The request: Do not carry the pictures over; copy every other part of the entries exactly.

Records for the exercise:
------------

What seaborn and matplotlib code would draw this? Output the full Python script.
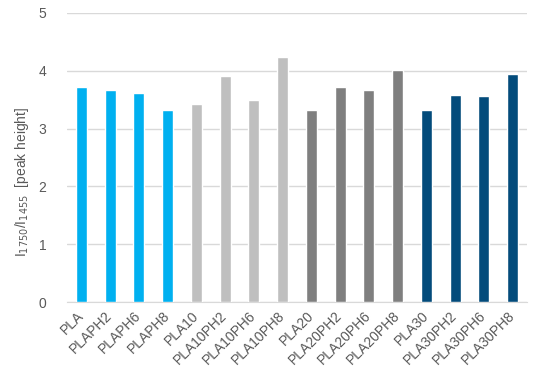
import pandas as pd
import seaborn as sns
import matplotlib.pyplot as plt

# Data
samples = ["PLA", "PLAPH2", "PLAPH6", "PLAPH8",
           "PLA10", "PLA10PH2", "PLA10PH6", "PLA10PH8",
           "PLA20", "PLA20PH2", "PLA20PH6", "PLA20PH8",
           "PLA30", "PLA30PH2", "PLA30PH6", "PLA30PH8"]
ratio = [3.72, 3.67, 3.62, 3.32,
         3.43, 3.91, 3.49, 4.23,
         3.33, 3.72, 3.66, 4.02,
         3.33, 3.59, 3.57, 3.94]
group_colors = ["#00B0F0", "#BFBFBF", "#7F7F7F", "#034B7B"]

df = pd.DataFrame({"sample": samples, "ratio": ratio})
palette = [c for c in group_colors for _ in range(4)]

sns.set_style("white")
plt.rcParams['font.family'] = ['Liberation Sans', 'DejaVu Sans']

fig = plt.figure(figsize=(5.5, 3.81), dpi=100)
ax = fig.add_axes([0.122, 0.207, 0.836, 0.759])
sns.barplot(x="sample", y="ratio", hue="sample", data=df, palette=palette,
            width=0.38, saturation=1, legend=False, ax=ax, zorder=3)

ax.set_ylim(0, 5)
ax.set_yticks([0, 1, 2, 3, 4, 5])
ax.set_xlim(-0.5, len(samples) - 0.5)
ax.yaxis.grid(True, color="#D9D9D9", linewidth=1, zorder=0)
for s in ["top", "right", "left"]:
    ax.spines[s].set_visible(False)
ax.spines["bottom"].set_color("#D9D9D9")
ax.tick_params(axis="both", length=0, colors="#595959", labelsize=10)
ax.tick_params(axis="y", pad=15)
ax.tick_params(axis="x", pad=8)
plt.setp(ax.get_xticklabels(), rotation=45, ha="right", va="center",
         rotation_mode="anchor")

ax.set_xlabel("")
ax.set_ylabel("I$_{1750}$/I$_{1455}$  [peak height]", color="#595959", fontsize=10)
ax.yaxis.set_label_coords(-0.078, 0.415)

plt.savefig("out.png", dpi=100)
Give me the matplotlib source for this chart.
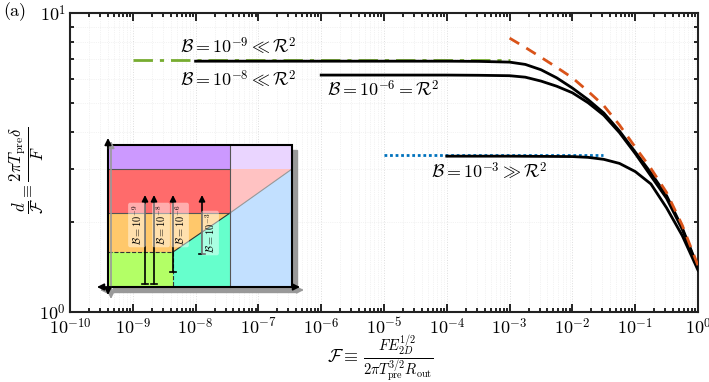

------------

Output for this exercise:
What seaborn and matplotlib code would draw this? Output the full Python script.
import pandas as pd
import seaborn as sns
import matplotlib.pyplot as plt

# Data
samples = ["PLA", "PLAPH2", "PLAPH6", "PLAPH8",
           "PLA10", "PLA10PH2", "PLA10PH6", "PLA10PH8",
           "PLA20", "PLA20PH2", "PLA20PH6", "PLA20PH8",
           "PLA30", "PLA30PH2", "PLA30PH6", "PLA30PH8"]
ratio = [3.72, 3.67, 3.62, 3.32,
         3.43, 3.91, 3.49, 4.23,
         3.33, 3.72, 3.66, 4.02,
         3.33, 3.59, 3.57, 3.94]
group_colors = ["#00B0F0", "#BFBFBF", "#7F7F7F", "#034B7B"]

df = pd.DataFrame({"sample": samples, "ratio": ratio})
palette = [c for c in group_colors for _ in range(4)]

sns.set_style("white")
plt.rcParams['font.family'] = ['Liberation Sans', 'DejaVu Sans']

fig = plt.figure(figsize=(5.5, 3.81), dpi=100)
ax = fig.add_axes([0.122, 0.207, 0.836, 0.759])
sns.barplot(x="sample", y="ratio", hue="sample", data=df, palette=palette,
            width=0.38, saturation=1, legend=False, ax=ax, zorder=3)

ax.set_ylim(0, 5)
ax.set_yticks([0, 1, 2, 3, 4, 5])
ax.set_xlim(-0.5, len(samples) - 0.5)
ax.yaxis.grid(True, color="#D9D9D9", linewidth=1, zorder=0)
for s in ["top", "right", "left"]:
    ax.spines[s].set_visible(False)
ax.spines["bottom"].set_color("#D9D9D9")
ax.tick_params(axis="both", length=0, colors="#595959", labelsize=10)
ax.tick_params(axis="y", pad=15)
ax.tick_params(axis="x", pad=8)
plt.setp(ax.get_xticklabels(), rotation=45, ha="right", va="center",
         rotation_mode="anchor")

ax.set_xlabel("")
ax.set_ylabel("I$_{1750}$/I$_{1455}$  [peak height]", color="#595959", fontsize=10)
ax.yaxis.set_label_coords(-0.078, 0.415)

plt.savefig("out.png", dpi=100)
Give me the matplotlib source for this chart.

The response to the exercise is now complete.